▶ **Exercise description**: From the listing below, select every line where the word "this" appears.
────────────────────────────────────────
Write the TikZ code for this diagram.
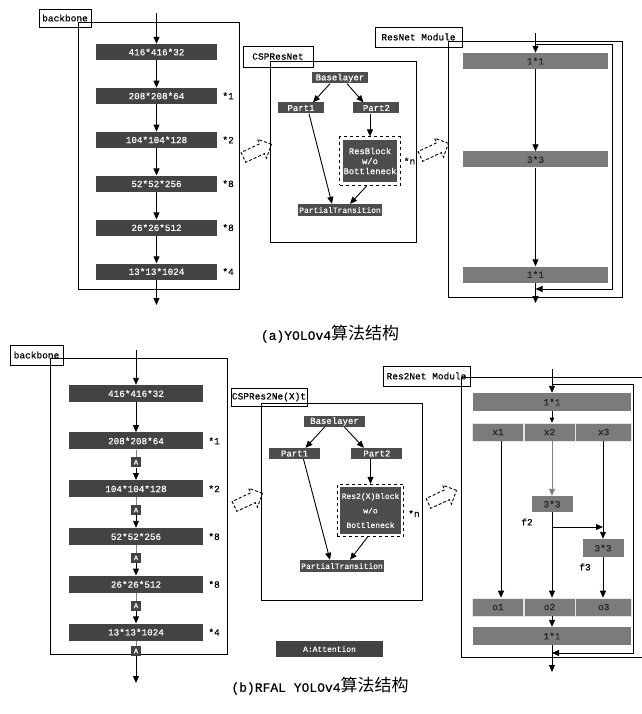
\documentclass[tikz,border=0pt]{standalone}
\usepackage{fontspec}
\setmainfont{Liberation Serif}
\setmonofont{Liberation Mono}[FakeBold=0.4]
\newfontfamily\cjk{Noto Sans CJK SC}
\usepackage{tikz}
\usetikzlibrary{shapes.arrows,arrows.meta,positioning,fit}

\definecolor{darkbox}{HTML}{434343}
\definecolor{cspbox}{HTML}{4D4D4D}
\definecolor{modgray}{HTML}{7B7B7B}
\definecolor{modtext}{HTML}{262626}

\begin{document}
\begin{tikzpicture}[x=1pt, y=-1pt,
    node distance=27.5pt,
    >={Triangle[length=7pt,width=6pt]},
    myedge/.style={->, line width=0.9pt},
    link/.style={gray, line width=0.8pt},
    frame/.style={line width=0.9pt},
    tagbox/.style={draw, line width=0.9pt, inner sep=0pt, font=\ttfamily\fontsize{9.5}{10}\selectfont},
    layer/.style={fill=darkbox, text=white, inner sep=0pt, minimum width=121pt, minimum height=16pt, font=\ttfamily\fontsize{9.3}{10}\selectfont},
    layerb/.style={layer, minimum width=134pt, minimum height=17pt},
    mult/.style={inner sep=0pt, font=\ttfamily\fontsize{9.5}{10}\selectfont},
    csp/.style={fill=cspbox, text=white, inner sep=0pt, minimum height=11pt, font=\ttfamily\fontsize{9}{10}\selectfont},
    modbox/.style={fill=modgray, text=modtext, inner sep=0pt, minimum height=16pt, font=\ttfamily\fontsize{9.5}{10}\selectfont},
    cell/.style={modbox, draw=white!80!gray, line width=0.6pt, minimum height=18pt},
    attn/.style={fill=darkbox, text=white, inner sep=0pt, minimum width=10pt, minimum height=10pt, font=\ttfamily\fontsize{7}{8}\selectfont},
    hollow/.style={shape=single arrow, draw, dash pattern=on 3pt off 2pt, line width=0.9pt, single arrow head extend=5pt, inner xsep=0pt, inner ysep=5pt, minimum height=31pt, rotate=25},
    captext/.style={font=\ttfamily\fontsize{13}{15}\selectfont}
]
\useasboundingbox (0,0) rectangle (641,714);

% (a) backbone
\node[tagbox, minimum width=52pt, minimum height=18pt] (bbtagA) at (65,18) {backbone};
\draw[frame] (78,22) rectangle (239,289);
\node[layer] (a1) at (156.5,52) {416*416*32};
\node[layer, below=of a1] (a2) {208*208*64};
\node[layer, below=of a2] (a3) {104*104*128};
\node[layer, below=of a3] (a4) {52*52*256};
\node[layer, below=of a4] (a5) {26*26*512};
\node[layer, below=of a5] (a6) {13*13*1024};
\node[mult, right=5pt of a2] (ma2) {*1};
\node[mult, right=5pt of a3] (ma3) {*2};
\node[mult, right=5pt of a4] (ma4) {*8};
\node[mult, right=5pt of a5] (ma5) {*8};
\node[mult, right=5pt of a6] (ma6) {*4};
\coordinate (inA) at (156.5,13);
\coordinate (outA) at (156.5,305);
\draw[myedge] (inA) -- (a1);
\draw[myedge] (a1) -- (a2);
\draw[myedge] (a2) -- (a3);
\draw[myedge] (a3) -- (a4);
\draw[myedge] (a4) -- (a5);
\draw[myedge] (a5) -- (a6);
\draw[myedge] (a6) -- (outA);

% (a) CSPResNet
\node[tagbox, minimum width=70pt, minimum height=21pt] (csptagA) at (278,56.5) {CSPResNet};
\draw[frame] (270,61) rectangle (416,242);
\node[csp, minimum width=56pt] (baseA) at (340,78) {Baselayer};
\node[csp, minimum width=46pt] (p1A) at (301,108) {Part1};
\node[csp, minimum width=46pt, right=29pt of p1A] (p2A) {Part2};
\node[csp, minimum width=54pt, minimum height=42pt, align=center, font=\ttfamily\fontsize{8.8}{10}\selectfont] (rbA) at (370,161) {ResBlock\\w/o\\Bottleneck};
\node[draw, dashed, line width=0.8pt, inner sep=3pt, fit=(rbA)] (rbfitA) {};
\node[mult, right=3pt of rbfitA] (nA) {*n};
\node[csp, minimum width=84pt, minimum height=12pt, font=\ttfamily\fontsize{8}{9}\selectfont] (ptA) at (340,210) {PartialTransition};
\draw[myedge] ([xshift=-10pt]baseA.south) -- ([xshift=12pt]p1A.north);
\draw[myedge] ([xshift=7pt]baseA.south) -- ([xshift=-13pt]p2A.north);
\draw[myedge] (p2A.south -| rbfitA) -- (rbfitA.north);
\draw[myedge] ([xshift=8pt]p1A.south) -- ([xshift=-8pt]ptA.north);
\draw[myedge] ([xshift=-3pt]rbfitA.south) -- ([xshift=10pt]ptA.north);
\node[hollow] (h1A) at (255,152) {};
\node[hollow] (h2A) at (432,151) {};

% (a) ResNet Module
\node[tagbox, minimum width=87pt, minimum height=20pt] (restagA) at (418.5,37) {ResNet Module};
\draw[frame] (448,41) rectangle (622,297);
\node[modbox, minimum width=145pt] (r1A) at (535.5,61) {1*1};
\node[modbox, minimum width=145pt] (r2A) at (535.5,159.5) {3*3};
\node[modbox, minimum width=145pt] (r3A) at (535.5,274.5) {1*1};
\coordinate (rinA) at (535.5,33);
\coordinate (routA) at (535.5,303);
\coordinate (skip1A) at (612,44);
\coordinate (skip2A) at (612,289);
\draw[myedge] (rinA) -- (r1A);
\draw[myedge] (r1A) -- (r2A);
\draw[myedge] (r2A) -- (r3A);
\draw[myedge] (r3A) -- (routA);
\draw[myedge] (skip1A -| rinA) -- (skip1A) -- (skip2A) -- (skip2A -| rinA);

\node[captext] (capA) at (330,334) {(a)YOLOv4{\cjk\fontsize{17}{18}\selectfont 算法结构}};

% (b) backbone with attention
\node[tagbox, minimum width=53pt, minimum height=20pt] (bbtagB) at (36.5,355) {backbone};
\draw[frame] (50,358) rectangle (227,654);
\node[layerb] (b1) at (136,393.5) {416*416*32};
\node[layerb, below=30pt of b1] (b2) {208*208*64};
\node[attn, below=7.5pt of b2] (at1) {A};
\node[layerb, below=12.5pt of at1] (b3) {104*104*128};
\node[attn, below=7.5pt of b3] (at2) {A};
\node[layerb, below=12.5pt of at2] (b4) {52*52*256};
\node[attn, below=7.5pt of b4] (at3) {A};
\node[layerb, below=12.5pt of at3] (b5) {26*26*512};
\node[attn, below=7.5pt of b5] (at4) {A};
\node[layerb, below=12.5pt of at4] (b6) {13*13*1024};
\node[attn, below=5pt of b6] (at5) {A};
\node[mult, right=5pt of b2] (mb2) {*1};
\node[mult, right=5pt of b3] (mb3) {*2};
\node[mult, right=5pt of b4] (mb4) {*8};
\node[mult, right=5pt of b5] (mb5) {*8};
\node[mult, right=5pt of b6] (mb6) {*4};
\coordinate (inB) at (136,350);
\coordinate (outB) at (136,683);
\draw[myedge] (inB) -- (b1);
\draw[myedge] (b1) -- (b2);
\draw[link] (b2) -- (at1);
\draw[myedge] (at1) -- (b3);
\draw[link] (b3) -- (at2);
\draw[myedge] (at2) -- (b4);
\draw[link] (b4) -- (at3);
\draw[myedge] (at3) -- (b5);
\draw[link] (b5) -- (at4);
\draw[myedge] (at4) -- (b6);
\draw[link] (b6) -- (at5);
\draw[myedge] (at5) -- (outB);
\node[attn, minimum width=107pt, minimum height=16pt, font=\ttfamily\fontsize{8}{9}\selectfont] (legend) at (329.5,649) {A:Attention};

% (b) CSPRes2Ne(X)t
\node[tagbox, minimum width=76pt, minimum height=18pt] (csptagB) at (269,397) {CSPRes2Ne(X)t};
\draw[frame] (261,403) rectangle (422,600);
\node[csp, minimum width=61pt] (baseB) at (334.5,421.5) {Baselayer};
\node[csp, minimum width=51pt] (p1B) at (294.5,453.5) {Part1};
\node[csp, minimum width=51pt, right=31pt of p1B] (p2B) {Part2};
\node[csp, minimum width=61pt, minimum height=47pt, align=center, font=\ttfamily\fontsize{8}{14.5}\selectfont] (rbB) at (370.5,510.5) {Res2(X)Block\\w/o\\Bottleneck};
\node[draw, dashed, line width=0.8pt, inner sep=2.5pt, fit=(rbB)] (rbfitB) {};
\node[mult, right=4pt of rbfitB, yshift=-3pt] (nB) {*n};
\node[csp, minimum width=84pt, minimum height=12pt, font=\ttfamily\fontsize{8}{9}\selectfont] (ptB) at (342,566) {PartialTransition};
\draw[myedge] ([xshift=-10pt]baseB.south) -- ([xshift=11pt]p1B.north);
\draw[myedge] ([xshift=10pt]baseB.south) -- ([xshift=-13pt]p2B.north);
\draw[myedge] (p2B.south -| rbfitB) -- (rbfitB.north);
\draw[myedge] ([xshift=9pt]p1B.south) -- ([xshift=-12pt]ptB.north);
\draw[myedge] ([xshift=-3pt]rbfitB.south) -- ([xshift=8pt]ptB.north);
\node[hollow] (h1B) at (246,501) {};
\node[hollow] (h2B) at (440,498) {};

% (b) Res2Net Module
\node[tagbox, minimum width=87pt, minimum height=20pt] (r2tag) at (426.5,376) {Res2Net Module};
\draw[frame] (461,377) rectangle (690,657);
\node[modbox, minimum width=158pt, minimum height=18pt] (c1) at (552,402) {1*1};
\node[cell, minimum width=51pt] (x1) at (498,432) {x1};
\node[cell, minimum width=51pt, right=0pt of x1] (x2) {x2};
\node[cell, minimum width=56pt, right=0pt of x2] (x3) {x3};
\node[modbox, minimum width=41pt] (k2) at (552,504) {3*3};
\node[modbox, minimum width=41pt, minimum height=18pt] (k3) at (603,548) {3*3};
\node[mult] (f2) at (527,522) {f2};
\node[mult] (f3) at (585,567) {f3};
\node[cell, minimum width=51pt] (o1) at (498,607) {o1};
\node[cell, minimum width=51pt, right=0pt of o1] (o2) {o2};
\node[cell, minimum width=56pt, right=0pt of o2] (o3) {o3};
\node[modbox, minimum width=158pt, minimum height=18pt] (c2) at (552,636) {1*1};
\coordinate (r2in) at (552,369);
\coordinate (r2out) at (552,672);
\coordinate (sk1) at (633,384);
\coordinate (sk2) at (633,653);
\coordinate (br) at (552,527);
\draw[myedge] (r2in) -- (c1);
\draw[->, line width=0.6pt, >={Triangle[length=5pt,width=4.5pt]}] (c1) -- (x2.north -| c1);
\draw[myedge] ([xshift=3pt]x1.south) -- ([xshift=3pt]o1.north);
\draw[->, gray, line width=0.8pt] (x2.south -| c1) -- (k2);
\draw[myedge] (k2) -- (o2.north -| k2);
\draw[myedge] (br) -- (br -| k3);
\draw[myedge] (x3.south -| k3) -- (k3);
\draw[myedge] (k3) -- (o3.north -| k3);
\draw[myedge] (o2.south -| c2) -- (c2);
\draw[myedge] (c2) -- (r2out);
\draw[myedge] (sk1 -| r2in) -- (sk1) -- (sk2) -- (sk2 -| r2in);

\node[captext] (capB) at (320,686) {(b)RFAL YOLOv4{\cjk\fontsize{17}{18}\selectfont 算法结构}};
\end{tikzpicture}
\end{document}
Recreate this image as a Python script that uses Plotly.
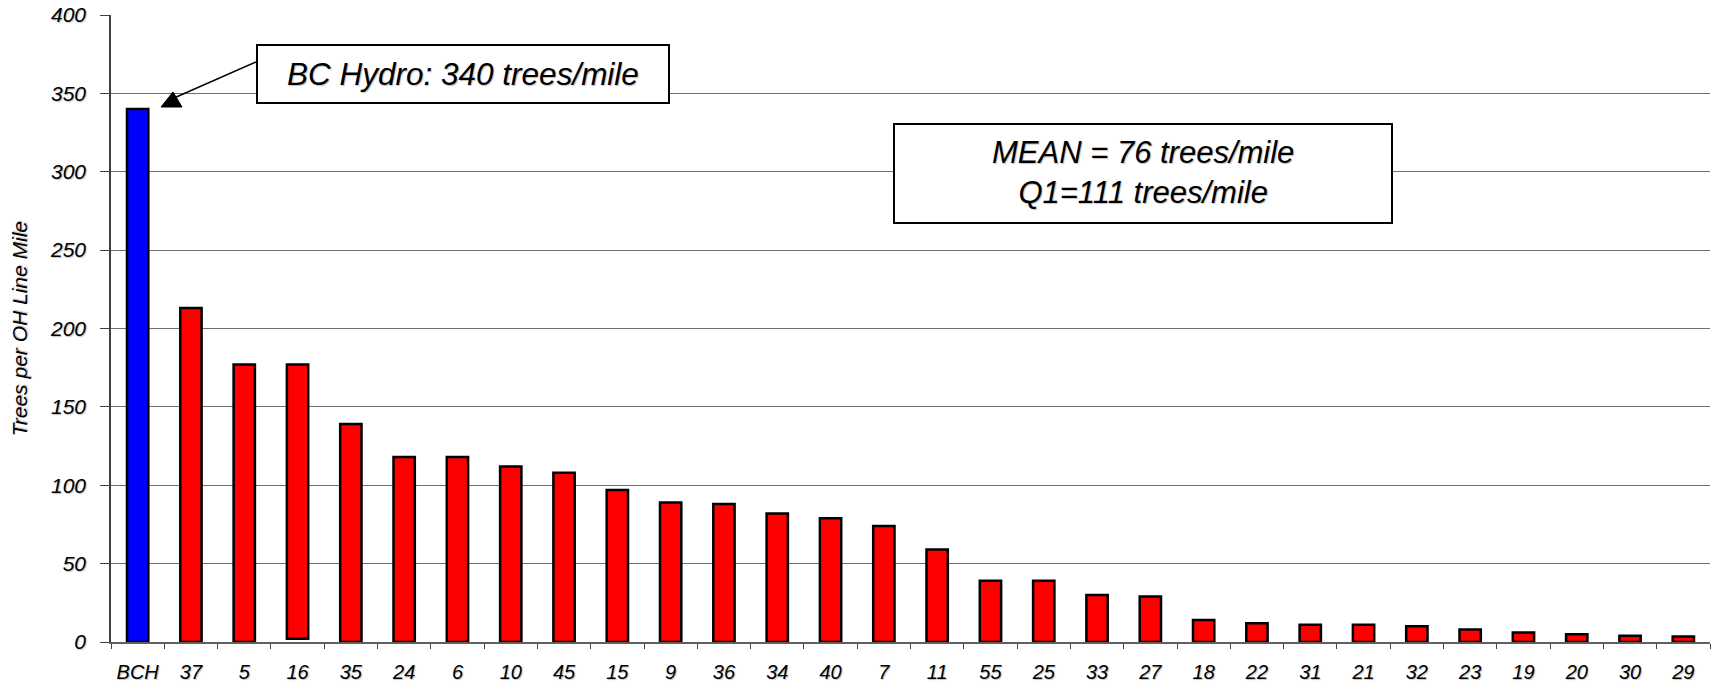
────────────────────────────────────────
▶ **Solution**:
Write the TikZ code for this diagram.
Recreate this image as a Python script that uses Plotly.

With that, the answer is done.